The truth is, of course, that even at the best universities most people educate themselves, and if your subject is History, as Mr. Siddique’s and mine was, you do so by wide and serious reading. Oxford and Cambridge are well supplied with libraries. I had three at my disposal: the college one, where, on the happy understanding that tobacco promotes study, ashtrays were provided in the Reading Room; the library of the History faculty; and the university library, which I didn’t like and rarely went to. Education was also furthered in conversation and discussion with friends who were also reading History. Perhaps Mr. Siddique, hoping to be spoon-fed by his tutors and lecturers, didn’t spend enough time in the library?

I can’t imagine anyone of my generation thinking that failure to get the hoped-for degree grade was anyone’s fault but his own, and anyone who claimed it was would probably have got short shrift from his parents. But Mr. Siddique has perhaps been taught (though not, I assume, at Brasenose) that responsibility for your failure must rest with someone else. None of this 19th-century stuff about being the captain of your soul and master of your fate. On the contrary, whatever has gone wrong in your life must be someone else’s fault. Consequently you feed on resentment and self-pity.

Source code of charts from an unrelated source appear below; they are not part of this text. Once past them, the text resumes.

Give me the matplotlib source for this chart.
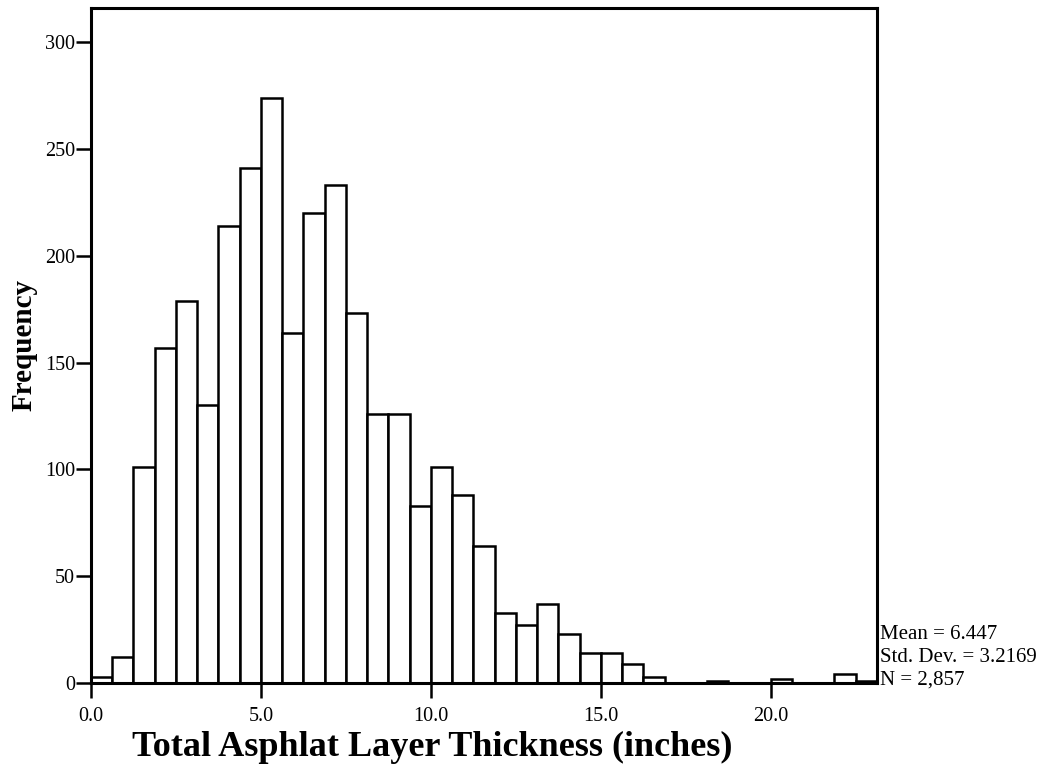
import matplotlib
matplotlib.use('Agg')
import matplotlib.pyplot as plt
import numpy as np

# histogram counts, bins of 0.625 inch starting at 0
counts = [3, 12, 101, 157, 179, 130, 214, 241, 274, 164, 220, 233, 173, 126, 126,
          83, 101, 88, 64, 33, 27, 37, 23, 14, 14, 9, 3, 0, 0, 1, 0, 0, 2, 0, 0, 4, 1]
bin_width = 0.625
bin_starts = [i * bin_width for i in range(len(counts))]

x_ticks = [0.0, 5.0, 10.0, 15.0, 20.0]
y_ticks = [0, 50, 100, 150, 200, 250, 300]
stats_lines = ["Mean = 6.447", "Std. Dev. = 3.2169", "N = 2,857"]

plt.rcParams['font.family'] = ['Liberation Serif', 'DejaVu Serif']

fig = plt.figure(figsize=(10.48, 7.69), dpi=100)
ax = fig.add_axes([0.0868, 0.1118, 0.75, 0.878])

ax.bar(bin_starts, counts, width=bin_width, align='edge',
       facecolor='white', edgecolor='black', linewidth=1.8)

ax.set_xlim(0, len(counts) * bin_width)
ax.set_ylim(0, 316)

ax.set_xticks(x_ticks)
ax.set_xticklabels(["%.1f" % t for t in x_ticks])
ax.set_yticks(y_ticks)
ax.tick_params(axis='both', direction='out', length=11, width=1.8, labelsize=14.5)
ax.tick_params(axis='x', pad=6)
ax.tick_params(axis='y', pad=0.5)

for s in ax.spines.values():
    s.set_linewidth(2.2)

# the x title sits a bit left of the axes centre, as in the original
ax.set_xlabel("Total Asphlat Layer Thickness (inches)", fontsize=26, fontweight='bold',
              labelpad=4, x=0.434)
ax.set_ylabel("Frequency", fontsize=21, fontweight='bold', labelpad=5)

ax.annotate("\n".join(stats_lines), xy=(1.0, 0.0), xycoords='axes fraction',
            xytext=(2, -5), textcoords='offset points',
            ha='left', va='bottom', fontsize=15, linespacing=1.27)

fig.savefig('out.png', dpi=100)
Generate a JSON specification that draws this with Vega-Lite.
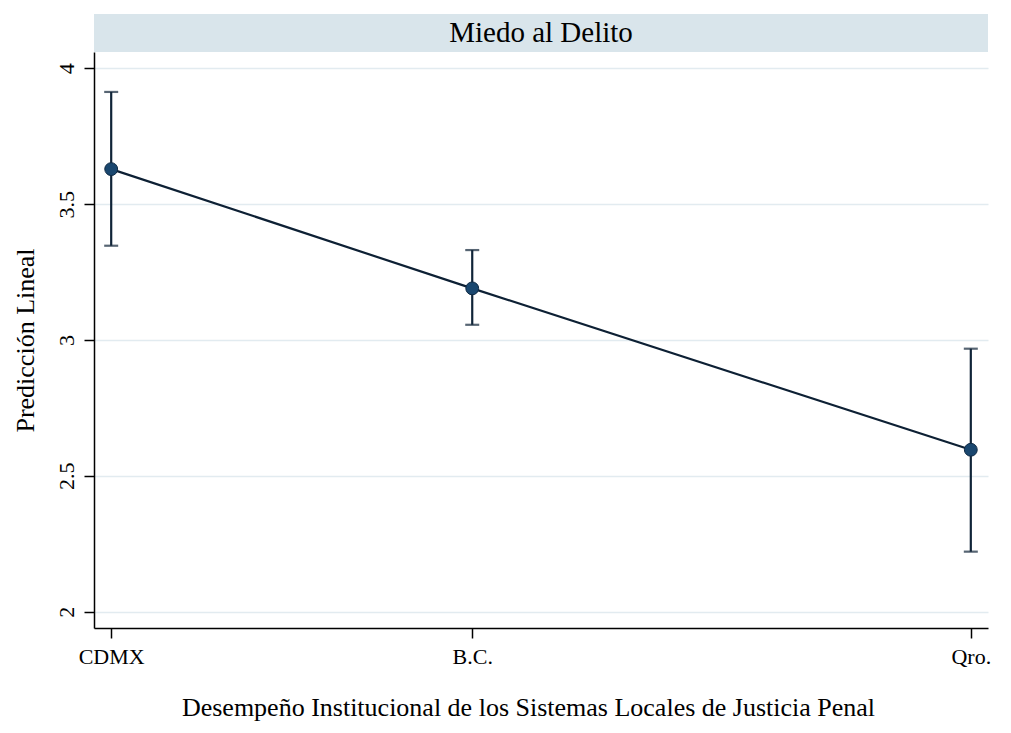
{
  "$schema": "https://vega.github.io/schema/vega-lite/v6.json",
  "background": "white",
  "padding": {"left": 12, "top": 14, "right": 10, "bottom": 5},
  "config": {
    "font": "Liberation Serif",
    "view": {"stroke": null},
    "concat": {"spacing": 0},
    "axis": {"labelColor": "black", "titleColor": "black", "titleFontWeight": "normal", "domainColor": "black", "tickColor": "black", "domainWidth": 1.5, "tickWidth": 1.5, "tickSize": 10}
  },
  "datasets": {
    "panel": [{"panel": "Miedo al Delito"}],
    "pred": [
      {"estado": "CDMX", "desempeno": 0, "prediccion": 3.629, "lo": 3.347, "hi": 3.913},
      {"estado": "B.C.", "desempeno": 0.42, "prediccion": 3.19, "lo": 3.056, "hi": 3.331},
      {"estado": "Qro.", "desempeno": 1, "prediccion": 2.596, "lo": 2.221, "hi": 2.968}
    ]
  },
  "vconcat": [
    {
      "width": 894,
      "height": 38,
      "data": {"name": "panel"},
      "view": {"fill": "#d9e5eb", "stroke": null},
      "mark": {"type": "text", "fontSize": 29, "font": "Liberation Serif", "color": "black", "baseline": "middle", "align": "center"},
      "encoding": {"text": {"field": "panel", "type": "nominal"}}
    },
    {
      "width": 894,
      "height": 576,
      "data": {"name": "pred"},
      "encoding": {
        "x": {
          "field": "desempeno",
          "type": "quantitative",
          "scale": {"domain": [-0.02, 1.02], "nice": false, "zero": false},
          "axis": {
            "values": [0, 0.42, 1],
            "labelExpr": "datum.value == 0 ? 'CDMX' : datum.value == 1 ? 'Qro.' : 'B.C.'",
            "title": "Desempeño Institucional de los Sistemas Locales de Justicia Penal",
            "grid": false,
            "labelFontSize": 22,
            "labelPadding": 8,
            "labelFlush": false,
            "titleFontSize": 26,
            "titlePadding": 27,
            "titleX": 434,
            "titleAlign": "center"
          }
        }
      },
      "layer": [
        {
          "mark": {"type": "errorbar", "color": "#102438", "thickness": 2.2, "ticks": {"size": 14, "thickness": 2.2, "color": "#102438"}},
          "encoding": {
            "y": {"field": "lo", "type": "quantitative", "title": "Predicción Lineal", "scale": {"domain": [1.94, 4.06], "nice": false, "zero": false}},
            "y2": {"field": "hi"}
          }
        },
        {
          "mark": {"type": "line", "color": "#0d2034", "strokeWidth": 2.2},
          "encoding": {
            "y": {"field": "prediccion", "type": "quantitative", "title": "Predicción Lineal"}
          }
        },
        {
          "mark": {"type": "circle", "size": 165, "fill": "#1a476f", "stroke": "#0f2a44", "strokeWidth": 1, "opacity": 1},
          "encoding": {
            "y": {
              "field": "prediccion",
              "type": "quantitative",
              "scale": {"domain": [1.94, 4.06], "nice": false, "zero": false},
              "axis": {
                "values": [2, 2.5, 3, 3.5, 4],
                "format": "~g",
                "title": "Predicción Lineal",
                "labelAngle": 270,
                "labelFontSize": 22,
                "labelPadding": 6,
                "titleFontSize": 26,
                "titlePadding": 17,
                "gridColor": "#e2ebf0",
                "gridWidth": 1.5
              }
            }
          }
        }
      ]
    }
  ]
}
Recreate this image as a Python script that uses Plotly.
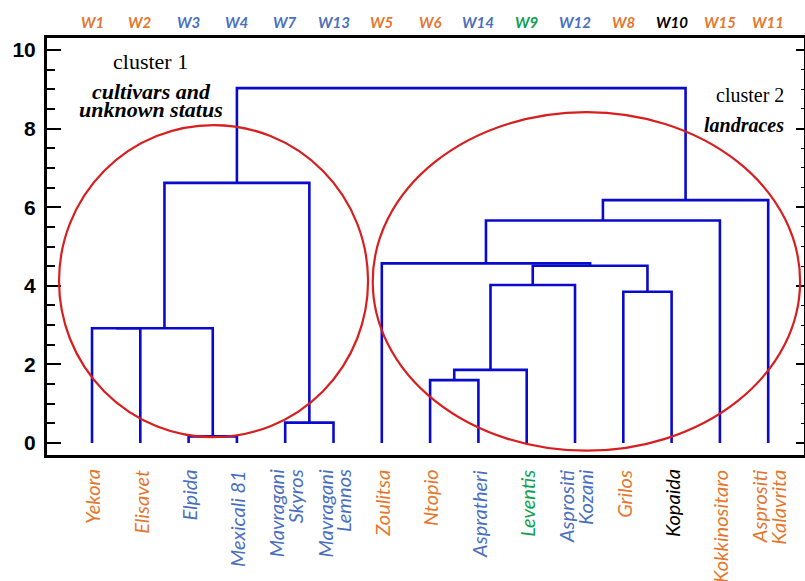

I hesitate to call this a generational failing, because I am sure that there are countless people of Mr. Siddique’s age who take a more robust view of things and recognize that they themselves are often—perhaps usually—to blame when things go wrong and they suffer disappointment. Yet the tendency to blame others and seek redress for one’s inability to scale such heights as you might have aimed at seems a common feature of the world today. There is a culture of victimhood, and it is both pathetic and pernicious. This is particularly true in a case like this. Of course it’s natural to be disappointed if you miss your target, but the first person you should look at is yourself.

As it happens, I failed like Mr. Siddique to get a first and had to be content with a 2:1. One of my supervisors, John Elliott, who would become the outstanding historian of Imperial Spain, once said to me, “We must see what we can do to get you a first,” then added, “The trouble is I think you find it too easy to get a 2:1.” He was dead right. Having worked hard in my first year, less hard in my second, I was still more idle in my third, preferring drinking and playing poker, conversation and frivolity, to work. My tutor, Michael Vyvyan, tried to get me to mend my ways, telling me once that I wasn’t “a Russian grand duke and this isn’t 1860”—criticism I foolishly found rather flattering. So relying on such native wit as I had, I did just enough to get that 2:1, and was quite satisfied. And actually I did enough reading to learn quite a lot of history. I daresay my life might have been different and more successful if I had worked considerably harder and got that first, which John Elliott thought me capable of, as indeed I did myself. But that’s how it was: I preferred to play and enjoy myself. Silly, perhaps, but it has left me with happy memories.